**PROVIDED DATA:**
— start —
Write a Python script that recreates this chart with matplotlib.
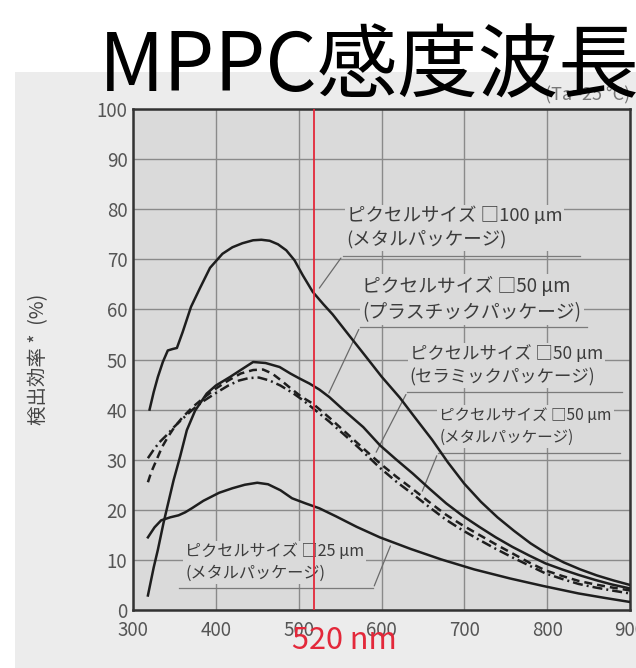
import matplotlib
matplotlib.use("Agg")
import matplotlib.pyplot as plt
from matplotlib.patches import Rectangle

plt.rcParams['font.family'] = ['Noto Sans CJK JP', 'DejaVu Sans']

# --- datos (longitud de onda nm, eficiencia %) ---
wl_100_metal = [320, 325, 330, 336, 342, 348, 353, 360, 370, 381, 393, 408, 420, 432, 445, 455, 465, 475,
                485, 495, 505, 517, 530, 541, 560, 582, 600, 622, 640, 661, 680, 700, 720, 740, 760, 780,
                800, 820, 840, 860, 880, 900]
pde_100_metal = [40, 43.5, 46.5, 49.5, 51.8, 52.1, 52.3, 55.5, 60.5, 64.3, 68.3, 71.1, 72.4, 73.2, 73.8, 73.9,
                 73.7, 73.0, 71.8, 69.8, 66.8, 63.5, 61.0, 59.0, 55.0, 50.4, 46.6, 42.4, 38.5, 34.0, 29.5,
                 25.2, 21.6, 18.5, 15.8, 13.3, 11.2, 9.5, 8.1, 6.9, 5.9, 5.0]

wl_50_plastic = [318, 325, 330, 337, 343, 349, 357, 365, 375, 389, 400, 417, 430, 445, 460, 477, 490, 500,
                 513, 525, 537, 555, 578, 598, 618, 638, 658, 678, 698, 718, 738, 758, 778, 798, 818, 838,
                 858, 878, 900]
pde_50_plastic = [2.9, 8.5, 12.0, 17.5, 21.7, 25.9, 30.7, 35.9, 39.8, 43.2, 44.8, 46.5, 47.9, 49.5, 49.3,
                  48.5, 47.2, 46.3, 45.2, 44.0, 42.5, 39.8, 36.5, 32.9, 30.0, 27.2, 24.2, 21.3, 18.8, 16.6,
                  14.5, 12.6, 10.9, 9.3, 8.1, 7.0, 6.0, 5.1, 4.3]

wl_50_ceramic = [318, 322, 328, 335, 342, 350, 360, 372, 385, 400, 415, 430, 445, 457, 468, 479, 490, 503,
                 517, 537, 557, 577, 598, 618, 638, 658, 678, 698, 718, 738, 758, 778, 798, 818, 838, 858,
                 878, 900]
pde_50_ceramic = [25.5, 27.5, 29.8, 32.5, 34.5, 36.5, 38.5, 40.5, 42.3, 44.2, 45.8, 47.2, 47.9, 48.0, 47.2,
                  45.8, 44.3, 42.6, 41.2, 38.4, 35.4, 32.4, 29.3, 26.6, 24.1, 21.5, 19.0, 16.9, 15.0, 13.1,
                  11.3, 9.5, 7.9, 6.8, 5.8, 5.1, 4.5, 3.9]

wl_50_metal = [318, 325, 332, 340, 350, 360, 372, 385, 400, 415, 428, 440, 452, 465, 478, 493, 505, 517,
               537, 557, 577, 598, 618, 638, 658, 678, 698, 718, 738, 758, 778, 798, 818, 838, 858, 878, 900]
pde_50_metal = [30.3, 32.0, 33.5, 34.8, 36.6, 38.2, 40.0, 41.7, 43.3, 44.8, 45.8, 46.3, 46.4, 45.8, 44.8,
                43.3, 41.9, 40.3, 37.6, 34.7, 31.7, 28.4, 25.6, 23.1, 20.5, 18.0, 15.9, 14.0, 12.2, 10.5,
                8.9, 7.3, 6.2, 5.2, 4.5, 3.9, 3.3]

wl_25_metal = [318, 326, 334, 345, 355, 363, 371, 385, 404, 420, 435, 450, 463, 478, 492, 508, 525, 545,
               570, 598, 635, 672, 712, 755, 795, 838, 870, 900]
pde_25_metal = [14.5, 16.5, 17.9, 18.5, 18.9, 19.5, 20.3, 21.8, 23.4, 24.3, 25.0, 25.4, 25.1, 23.9, 22.3,
                21.3, 20.3, 18.7, 16.6, 14.5, 12.2, 10.1, 8.1, 6.3, 4.8, 3.3, 2.4, 1.6]

etiquetas = ["ピクセルサイズ □100 µm\n(メタルパッケージ)",
             "ピクセルサイズ □50 µm\n(プラスチックパッケージ)",
             "ピクセルサイズ □50 µm\n(セラミックパッケージ)",
             "ピクセルサイズ □50 µm\n(メタルパッケージ)",
             "ピクセルサイズ □25 µm\n(メタルパッケージ)"]

linea_roja_nm = 518

fondo_ejes = '#dadada'

fig = plt.figure(figsize=(6.36, 6.68), dpi=100)
# hoja escaneada detras del grafico
fig.patches.append(Rectangle((15 / 636, 0), 1, 1 - 72 / 668, transform=fig.transFigure,
                             facecolor='#ececec', edgecolor='none', zorder=-5))

ax = fig.add_axes([133 / 636, 58 / 668, 497 / 636, 501 / 668])
ax.set_facecolor(fondo_ejes)

curvas = [(wl_100_metal, pde_100_metal, '-'),
          (wl_50_plastic, pde_50_plastic, '-'),
          (wl_50_ceramic, pde_50_ceramic, (0, (3.2, 2.0))),
          (wl_50_metal, pde_50_metal, (0, (4.0, 1.6, 0.8, 1.6))),
          (wl_25_metal, pde_25_metal, '-')]
for wl, pde, estilo in curvas:
    ax.plot(wl, pde, color='#1e1e1e', lw=1.8, linestyle=estilo, zorder=4)

ax.set_xlim(300, 900)
ax.set_ylim(0, 100)
ax.set_xticks(range(300, 901, 100))
ax.set_yticks(range(0, 101, 10))
ax.grid(True, color='#8a8a8a', lw=1.0)
ax.set_axisbelow(True)
ax.tick_params(length=0, labelsize=13.5, labelcolor='#555555')
ax.tick_params(axis='x', pad=7)
ax.tick_params(axis='y', pad=4)
for lado in ax.spines.values():
    lado.set_color('#333333')
    lado.set_linewidth(1.8)

ax.set_ylabel("検出効率 *  (%)", fontsize=14, color='#444444')
ax.yaxis.set_label_coords(-0.168, 0.5)

# etiquetas: (x texto, y texto, tamaño, subrayado x0, x1, y, flecha hasta)
layout = [(558, 76.3, 13.3, 553, 840, 70.7, (523, 63.8)),
          (577, 62.0, 13.5, 574, 848, 56.5, (535, 42.8)),
          (634, 48.8, 12.5, 631, 890, 43.5, (592, 31.0)),
          (670, 36.6, 11.2, 668, 888, 31.3, (648, 23.2)),
          (363, 9.5, 11.6, 355, 590, 4.3, (612, 13.3))]
for i, (tx, ty, fs, x0, x1, uy, punta) in enumerate(layout):
    ax.text(tx, ty, etiquetas[i], fontsize=fs, color='#3c3c3c', ha='left', va='center',
            linespacing=1.35, zorder=3,
            bbox=dict(facecolor=fondo_ejes, edgecolor='none', pad=1.5))
    ax.plot([x0, x1], [uy, uy], color='#7a7a7a', lw=0.9, zorder=3)
    origen = (x1, uy) if i == 4 else (x0, uy)
    ax.annotate("", xy=punta, xytext=origen,
                arrowprops=dict(arrowstyle='-', color='#6a6a6a', lw=0.9), zorder=3)

ax.axvline(linea_roja_nm, color='#e3283a', lw=1.3, zorder=5)
ax.text(492, -6.0, "520 nm", color='#e3283a', fontsize=22, ha='left', va='center',
        clip_on=False, zorder=6)

ax.text(1.0, 1.028, "(Ta=25 °C)", transform=ax.transAxes, fontsize=13, color='#777777',
        ha='right', va='center', clip_on=False)

fig.text(99 / 636, 1 - 91 / 668, "MPPC感度波長", fontsize=58, color='black',
         ha='left', va='baseline', zorder=10)

fig.savefig("out.png", dpi=100, facecolor='white')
— end —
Without any pictures, reproduce the lines from the first one in the material through the line that has "plt.rcParams['font.family'] = ['Noto", exactly as they appear.

Write a Python script that recreates this chart with matplotlib.
import matplotlib
matplotlib.use("Agg")
import matplotlib.pyplot as plt
from matplotlib.patches import Rectangle

plt.rcParams['font.family'] = ['Noto Sans CJK JP', 'DejaVu Sans']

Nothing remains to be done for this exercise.